→ Aim of the task
What follows is a set of entries. Repeat them exactly, but not their pictures.

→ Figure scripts
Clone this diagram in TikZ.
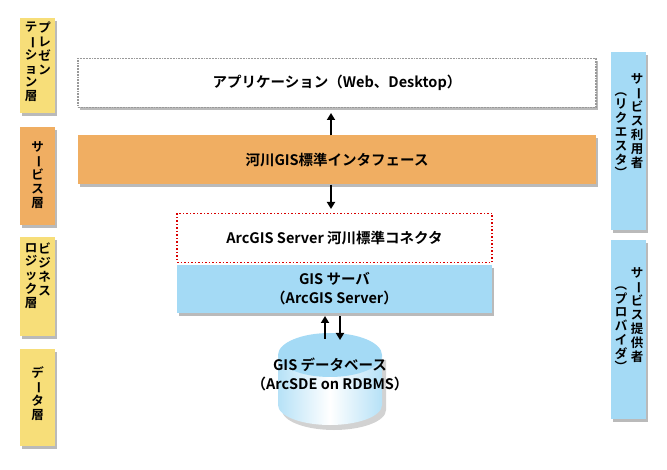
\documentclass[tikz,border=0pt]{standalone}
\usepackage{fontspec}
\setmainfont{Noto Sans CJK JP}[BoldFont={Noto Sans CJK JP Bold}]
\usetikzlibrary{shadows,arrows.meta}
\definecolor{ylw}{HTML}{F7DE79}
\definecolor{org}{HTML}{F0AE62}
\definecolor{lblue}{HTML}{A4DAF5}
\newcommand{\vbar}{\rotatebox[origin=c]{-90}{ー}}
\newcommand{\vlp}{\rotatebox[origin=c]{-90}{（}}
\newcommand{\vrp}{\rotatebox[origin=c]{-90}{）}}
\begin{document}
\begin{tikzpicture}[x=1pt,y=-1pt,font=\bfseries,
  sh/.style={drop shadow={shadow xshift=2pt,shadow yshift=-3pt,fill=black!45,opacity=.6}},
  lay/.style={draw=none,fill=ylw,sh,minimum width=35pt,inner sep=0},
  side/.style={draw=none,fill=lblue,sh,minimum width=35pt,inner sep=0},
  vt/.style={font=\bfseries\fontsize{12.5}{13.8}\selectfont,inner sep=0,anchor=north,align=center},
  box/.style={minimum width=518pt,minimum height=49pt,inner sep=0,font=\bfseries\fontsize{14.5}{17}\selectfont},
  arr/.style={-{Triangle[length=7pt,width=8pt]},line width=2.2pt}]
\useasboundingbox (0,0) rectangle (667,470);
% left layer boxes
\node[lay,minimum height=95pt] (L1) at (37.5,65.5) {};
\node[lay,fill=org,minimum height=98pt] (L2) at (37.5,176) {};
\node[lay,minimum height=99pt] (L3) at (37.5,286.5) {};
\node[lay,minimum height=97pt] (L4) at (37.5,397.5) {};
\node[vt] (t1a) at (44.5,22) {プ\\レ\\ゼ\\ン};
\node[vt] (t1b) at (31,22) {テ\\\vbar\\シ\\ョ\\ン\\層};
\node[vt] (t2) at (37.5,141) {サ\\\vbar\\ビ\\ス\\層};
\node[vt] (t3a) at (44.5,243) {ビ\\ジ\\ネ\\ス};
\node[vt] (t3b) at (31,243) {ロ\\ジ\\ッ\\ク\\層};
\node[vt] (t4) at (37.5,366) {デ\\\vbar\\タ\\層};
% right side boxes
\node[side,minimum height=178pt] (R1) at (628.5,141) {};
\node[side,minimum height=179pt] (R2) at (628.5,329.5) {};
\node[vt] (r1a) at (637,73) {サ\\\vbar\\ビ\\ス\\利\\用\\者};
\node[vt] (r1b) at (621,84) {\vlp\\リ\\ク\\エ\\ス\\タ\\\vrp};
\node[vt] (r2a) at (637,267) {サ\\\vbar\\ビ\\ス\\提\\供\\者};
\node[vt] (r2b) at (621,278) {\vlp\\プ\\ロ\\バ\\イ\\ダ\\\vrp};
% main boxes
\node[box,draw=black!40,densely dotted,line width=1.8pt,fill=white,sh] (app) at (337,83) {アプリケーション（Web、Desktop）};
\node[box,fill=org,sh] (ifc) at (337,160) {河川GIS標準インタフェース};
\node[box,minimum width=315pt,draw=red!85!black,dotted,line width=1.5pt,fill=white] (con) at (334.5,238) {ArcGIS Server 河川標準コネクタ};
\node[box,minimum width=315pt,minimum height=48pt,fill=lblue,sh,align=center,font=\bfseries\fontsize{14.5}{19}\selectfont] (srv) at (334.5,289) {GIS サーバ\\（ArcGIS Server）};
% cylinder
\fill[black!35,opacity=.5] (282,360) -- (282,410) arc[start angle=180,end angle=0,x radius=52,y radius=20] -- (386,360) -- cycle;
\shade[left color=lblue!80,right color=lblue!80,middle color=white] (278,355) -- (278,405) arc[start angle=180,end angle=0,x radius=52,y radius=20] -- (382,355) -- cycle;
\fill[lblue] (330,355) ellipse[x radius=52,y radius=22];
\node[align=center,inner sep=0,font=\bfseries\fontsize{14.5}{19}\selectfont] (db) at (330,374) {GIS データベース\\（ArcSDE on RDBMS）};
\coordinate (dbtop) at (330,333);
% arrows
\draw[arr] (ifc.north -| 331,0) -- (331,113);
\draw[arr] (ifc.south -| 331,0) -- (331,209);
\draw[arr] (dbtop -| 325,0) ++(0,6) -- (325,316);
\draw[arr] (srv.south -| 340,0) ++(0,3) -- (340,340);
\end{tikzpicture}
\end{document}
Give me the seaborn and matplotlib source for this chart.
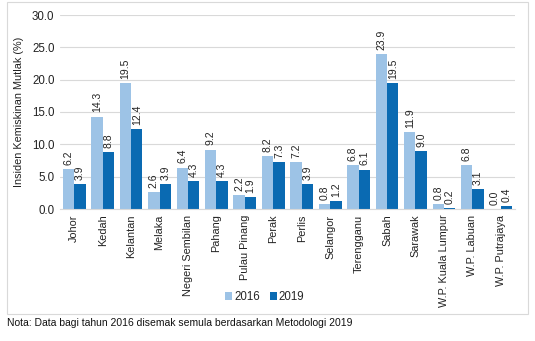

→ Completed exercise
Clone this diagram in TikZ.
\documentclass[tikz,border=0pt]{standalone}
\usepackage{fontspec}
\setmainfont{Noto Sans CJK JP}[BoldFont={Noto Sans CJK JP Bold}]
\usetikzlibrary{shadows,arrows.meta}
\definecolor{ylw}{HTML}{F7DE79}
\definecolor{org}{HTML}{F0AE62}
\definecolor{lblue}{HTML}{A4DAF5}
\newcommand{\vbar}{\rotatebox[origin=c]{-90}{ー}}
\newcommand{\vlp}{\rotatebox[origin=c]{-90}{（}}
\newcommand{\vrp}{\rotatebox[origin=c]{-90}{）}}
\begin{document}
\begin{tikzpicture}[x=1pt,y=-1pt,font=\bfseries,
  sh/.style={drop shadow={shadow xshift=2pt,shadow yshift=-3pt,fill=black!45,opacity=.6}},
  lay/.style={draw=none,fill=ylw,sh,minimum width=35pt,inner sep=0},
  side/.style={draw=none,fill=lblue,sh,minimum width=35pt,inner sep=0},
  vt/.style={font=\bfseries\fontsize{12.5}{13.8}\selectfont,inner sep=0,anchor=north,align=center},
  box/.style={minimum width=518pt,minimum height=49pt,inner sep=0,font=\bfseries\fontsize{14.5}{17}\selectfont},
  arr/.style={-{Triangle[length=7pt,width=8pt]},line width=2.2pt}]
\useasboundingbox (0,0) rectangle (667,470);
% left layer boxes
\node[lay,minimum height=95pt] (L1) at (37.5,65.5) {};
\node[lay,fill=org,minimum height=98pt] (L2) at (37.5,176) {};
\node[lay,minimum height=99pt] (L3) at (37.5,286.5) {};
\node[lay,minimum height=97pt] (L4) at (37.5,397.5) {};
\node[vt] (t1a) at (44.5,22) {プ\\レ\\ゼ\\ン};
\node[vt] (t1b) at (31,22) {テ\\\vbar\\シ\\ョ\\ン\\層};
\node[vt] (t2) at (37.5,141) {サ\\\vbar\\ビ\\ス\\層};
\node[vt] (t3a) at (44.5,243) {ビ\\ジ\\ネ\\ス};
\node[vt] (t3b) at (31,243) {ロ\\ジ\\ッ\\ク\\層};
\node[vt] (t4) at (37.5,366) {デ\\\vbar\\タ\\層};
% right side boxes
\node[side,minimum height=178pt] (R1) at (628.5,141) {};
\node[side,minimum height=179pt] (R2) at (628.5,329.5) {};
\node[vt] (r1a) at (637,73) {サ\\\vbar\\ビ\\ス\\利\\用\\者};
\node[vt] (r1b) at (621,84) {\vlp\\リ\\ク\\エ\\ス\\タ\\\vrp};
\node[vt] (r2a) at (637,267) {サ\\\vbar\\ビ\\ス\\提\\供\\者};
\node[vt] (r2b) at (621,278) {\vlp\\プ\\ロ\\バ\\イ\\ダ\\\vrp};
% main boxes
\node[box,draw=black!40,densely dotted,line width=1.8pt,fill=white,sh] (app) at (337,83) {アプリケーション（Web、Desktop）};
\node[box,fill=org,sh] (ifc) at (337,160) {河川GIS標準インタフェース};
\node[box,minimum width=315pt,draw=red!85!black,dotted,line width=1.5pt,fill=white] (con) at (334.5,238) {ArcGIS Server 河川標準コネクタ};
\node[box,minimum width=315pt,minimum height=48pt,fill=lblue,sh,align=center,font=\bfseries\fontsize{14.5}{19}\selectfont] (srv) at (334.5,289) {GIS サーバ\\（ArcGIS Server）};
% cylinder
\fill[black!35,opacity=.5] (282,360) -- (282,410) arc[start angle=180,end angle=0,x radius=52,y radius=20] -- (386,360) -- cycle;
\shade[left color=lblue!80,right color=lblue!80,middle color=white] (278,355) -- (278,405) arc[start angle=180,end angle=0,x radius=52,y radius=20] -- (382,355) -- cycle;
\fill[lblue] (330,355) ellipse[x radius=52,y radius=22];
\node[align=center,inner sep=0,font=\bfseries\fontsize{14.5}{19}\selectfont] (db) at (330,374) {GIS データベース\\（ArcSDE on RDBMS）};
\coordinate (dbtop) at (330,333);
% arrows
\draw[arr] (ifc.north -| 331,0) -- (331,113);
\draw[arr] (ifc.south -| 331,0) -- (331,209);
\draw[arr] (dbtop -| 325,0) ++(0,6) -- (325,316);
\draw[arr] (srv.south -| 340,0) ++(0,3) -- (340,340);
\end{tikzpicture}
\end{document}
Give me the seaborn and matplotlib source for this chart.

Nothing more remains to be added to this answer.